» **Given task**
Every line below that mentions the word "this" should be copied out.
--- start of Rows ---
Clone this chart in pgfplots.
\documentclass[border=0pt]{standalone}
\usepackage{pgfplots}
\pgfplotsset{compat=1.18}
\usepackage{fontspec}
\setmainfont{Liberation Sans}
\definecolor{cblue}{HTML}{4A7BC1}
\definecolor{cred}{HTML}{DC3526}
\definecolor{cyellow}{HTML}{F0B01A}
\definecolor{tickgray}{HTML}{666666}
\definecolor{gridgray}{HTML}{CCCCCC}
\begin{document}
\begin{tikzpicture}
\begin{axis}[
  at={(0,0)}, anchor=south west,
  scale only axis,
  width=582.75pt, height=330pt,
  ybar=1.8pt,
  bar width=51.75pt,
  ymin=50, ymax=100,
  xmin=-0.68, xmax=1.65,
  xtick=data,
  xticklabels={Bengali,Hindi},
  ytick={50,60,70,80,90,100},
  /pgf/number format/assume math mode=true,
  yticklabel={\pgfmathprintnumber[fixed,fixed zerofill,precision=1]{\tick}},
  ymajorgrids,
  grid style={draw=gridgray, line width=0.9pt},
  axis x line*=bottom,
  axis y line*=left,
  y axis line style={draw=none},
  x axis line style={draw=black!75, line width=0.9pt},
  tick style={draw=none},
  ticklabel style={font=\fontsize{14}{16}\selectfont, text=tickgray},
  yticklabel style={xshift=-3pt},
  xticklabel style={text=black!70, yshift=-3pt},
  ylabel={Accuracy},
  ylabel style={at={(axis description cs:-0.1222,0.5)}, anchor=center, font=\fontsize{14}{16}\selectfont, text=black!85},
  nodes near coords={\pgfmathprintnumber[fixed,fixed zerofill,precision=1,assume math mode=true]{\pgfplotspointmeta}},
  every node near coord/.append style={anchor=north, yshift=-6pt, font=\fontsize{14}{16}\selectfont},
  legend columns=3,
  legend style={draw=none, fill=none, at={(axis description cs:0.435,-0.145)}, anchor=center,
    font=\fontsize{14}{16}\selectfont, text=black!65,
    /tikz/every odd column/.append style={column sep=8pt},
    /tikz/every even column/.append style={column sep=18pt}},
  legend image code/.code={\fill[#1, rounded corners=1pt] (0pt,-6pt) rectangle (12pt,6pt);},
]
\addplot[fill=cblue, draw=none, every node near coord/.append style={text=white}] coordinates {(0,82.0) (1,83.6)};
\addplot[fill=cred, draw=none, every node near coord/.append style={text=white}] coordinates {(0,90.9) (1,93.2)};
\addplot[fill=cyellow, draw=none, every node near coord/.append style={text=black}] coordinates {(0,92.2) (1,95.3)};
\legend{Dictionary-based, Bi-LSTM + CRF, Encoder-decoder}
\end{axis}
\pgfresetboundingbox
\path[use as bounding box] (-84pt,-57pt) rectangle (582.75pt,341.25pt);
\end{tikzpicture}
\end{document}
--- end of Rows ---
--- start of Rows ---
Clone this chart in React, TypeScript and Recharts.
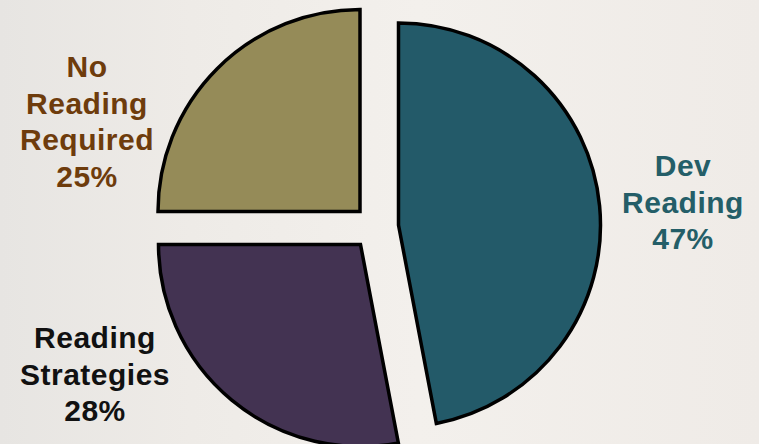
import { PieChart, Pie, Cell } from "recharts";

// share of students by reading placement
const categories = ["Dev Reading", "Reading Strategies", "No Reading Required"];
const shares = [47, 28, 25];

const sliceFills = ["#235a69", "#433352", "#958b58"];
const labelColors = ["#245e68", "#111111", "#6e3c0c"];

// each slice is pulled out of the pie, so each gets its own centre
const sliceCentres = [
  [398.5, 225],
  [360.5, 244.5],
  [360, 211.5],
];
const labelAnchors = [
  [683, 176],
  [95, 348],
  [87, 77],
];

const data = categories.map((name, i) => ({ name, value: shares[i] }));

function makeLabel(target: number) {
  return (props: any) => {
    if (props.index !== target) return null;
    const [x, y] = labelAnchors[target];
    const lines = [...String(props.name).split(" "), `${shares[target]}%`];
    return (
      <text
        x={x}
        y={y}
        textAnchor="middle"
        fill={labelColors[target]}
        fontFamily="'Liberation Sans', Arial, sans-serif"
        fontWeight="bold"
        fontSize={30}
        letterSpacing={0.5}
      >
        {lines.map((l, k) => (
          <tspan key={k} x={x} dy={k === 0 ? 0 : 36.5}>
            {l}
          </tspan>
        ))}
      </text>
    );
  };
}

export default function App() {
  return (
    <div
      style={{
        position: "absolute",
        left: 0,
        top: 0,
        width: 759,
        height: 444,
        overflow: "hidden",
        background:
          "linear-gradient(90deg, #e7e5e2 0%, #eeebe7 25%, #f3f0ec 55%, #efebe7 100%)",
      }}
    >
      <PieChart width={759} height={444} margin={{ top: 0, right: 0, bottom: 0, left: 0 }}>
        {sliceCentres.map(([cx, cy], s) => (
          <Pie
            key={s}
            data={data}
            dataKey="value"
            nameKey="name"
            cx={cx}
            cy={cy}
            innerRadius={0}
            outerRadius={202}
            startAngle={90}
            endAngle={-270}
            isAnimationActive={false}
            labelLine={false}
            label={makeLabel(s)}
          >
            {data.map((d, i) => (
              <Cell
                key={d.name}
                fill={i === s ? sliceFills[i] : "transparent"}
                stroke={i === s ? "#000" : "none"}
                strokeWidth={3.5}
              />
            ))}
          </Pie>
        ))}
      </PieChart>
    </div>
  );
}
--- end of Rows ---
» **Finished task**
Clone this chart in pgfplots.
Clone this chart in React, TypeScript and Recharts.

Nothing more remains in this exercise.